Claude Martin, director-general of the Swiss-based World Wide Fund for
Nature (WWF), described the situation as worse than a regional emergency,
more "a planetary disaster." Some environmental experts say the fires
raging in Borneo are a greater threat to world health than the inferno that
gripped the Gulf oilfields at the end of the war against Iraq. 

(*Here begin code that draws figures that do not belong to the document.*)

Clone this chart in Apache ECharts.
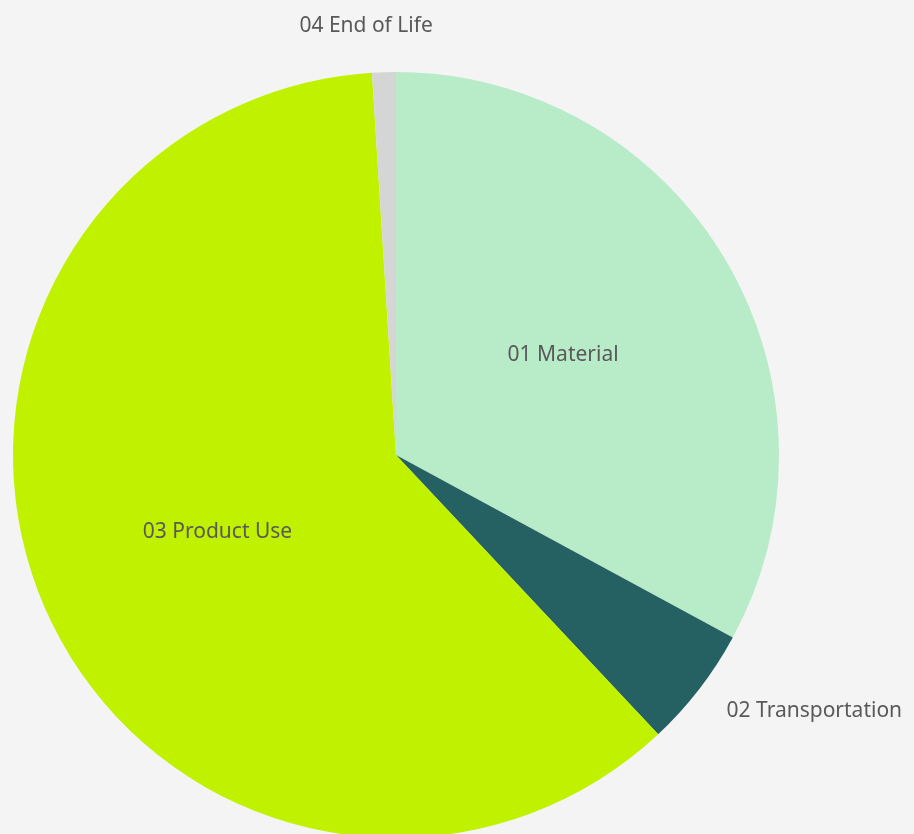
<!DOCTYPE html>
<html>
<head>
<meta charset="utf-8">
<script src="https://cdn.jsdelivr.net/npm/echarts@6/dist/echarts.min.js"></script>
<style>
html,body{margin:0;padding:0;background:#f4f4f4;}
#chart{width:914px;height:834px;}
</style>
</head>
<body>
<div id="chart"></div>
<script>
const categories = ['01 Material', '02 Transportation', '03 Product Use', '04 End of Life'];
const values = [32.9, 5.1, 61.0, 1.0];
const colors = ['#b8ebc8', '#256063', '#c0f200', '#d5d5d5'];
const labelPositions = ['inside', 'outside', 'inside', 'outside'];

const chart = echarts.init(document.getElementById('chart'), null, {renderer: 'canvas'});
const data = categories.map((c, i) => ({
  name: c,
  value: values[i],
  itemStyle: {color: colors[i]},
  label: {position: labelPositions[i]}
}));
chart.setOption({
  backgroundColor: '#f4f4f4',
  animation: false,
  series: [{
    type: 'pie',
    center: [396, 455],
    radius: [0, 383],
    startAngle: 90,
    clockwise: true,
    avoidLabelOverlap: false,
    data: data,
    label: {
      show: true,
      formatter: '{b}',
      fontFamily: 'Noto Sans',
      fontSize: 21,
      color: '#595959'
    },
    labelLine: {show: false, length: 28, length2: 0},
    labelLayout: function (params) {
      if (params.dataIndex === 3) {
        return {align: 'center', dx: -12, dy: -18};
      }
      if (params.dataIndex === 1) {
        return {dy: 5};
      }
      return {};
    },
    itemStyle: {borderWidth: 0}
  }]
});
</script>
</body>
</html>
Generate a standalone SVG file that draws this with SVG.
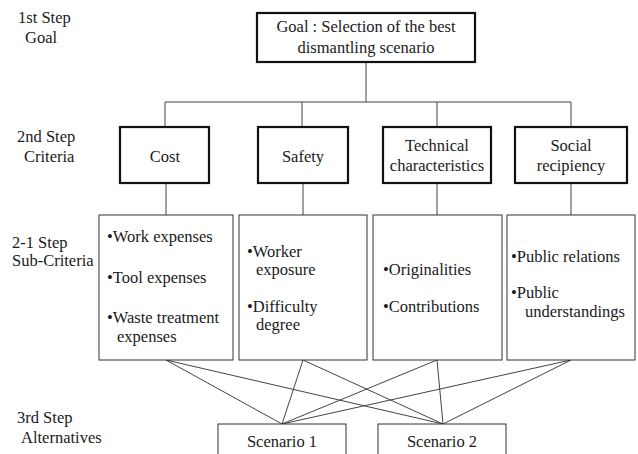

That was a case of arson, a parting gesture by Saddam Hussein's defeated
armies. These fires were also started deliberately, but not out of
vengeance. 

Farmers and plantation owners were burning brushwood and forest to clear
the land. But the fires have gone out of control - the peat soil is also
aflame - fueled by tinder-dry conditions, the result of the region's worst
drought for 50 years. 

That drought is believed to have been caused by the disruption to the world
climate caused by El Nino, the movement of a vast mass of warm water in the
Pacific. 

Malaysia has sent reinforcement firemen to help put out the fires in
neighboring Indonesia, but the blazes seem certain to burn for a long time
yet. 

Only prolonged monsoon rain can put them out. But the prospect of a
downpour seems remote. The peat swamp forest could smoulder for months to
come. 

Borneo's lowland tropical rainforests are some of the richest ecosystems in
the world. Elephant, deer and tigers are under threat. The orangutans may
be driven out of the forests. 

The long-term impact on the health of the countries in the grip of the haze
- Indonesia, Malaysia, Thailand, the Philippines, Singapore, Papua New
Guinea and Thailand - is impossible to gauge.

City-dwellers in South-East Asia already breathed a noxious cocktail of
car-exhaust fumes and industrial waste. Those with existing respiratory
illnesses, eye and skin irritations and heart complaints will now find
their conditions severely aggravated. But those hitherto free of such
diseases may start developing them. 

The beaches of southern Thailand have been plunged into semi-darkness; the
consequences for the country's tourist industry could be disastrous. 

And with factories throughout the region having to scale down activity, the
world economy could also be hit, with prices rising in the electronics
industry, which the region dominates.

There seems little that the authorities can do. One Malaysian minister
suggested that two million people should be moved out of harm's way, but
this idea was dismissed as impractical.

Another proposal was to sprinkle water from the skyscrapers to dissolve the
soot. 

Many people have resorted to the few countermeasures available to them.
They lock themselves indoors whenever possible and the price of surgical
masks has more than doubled since the smog descended.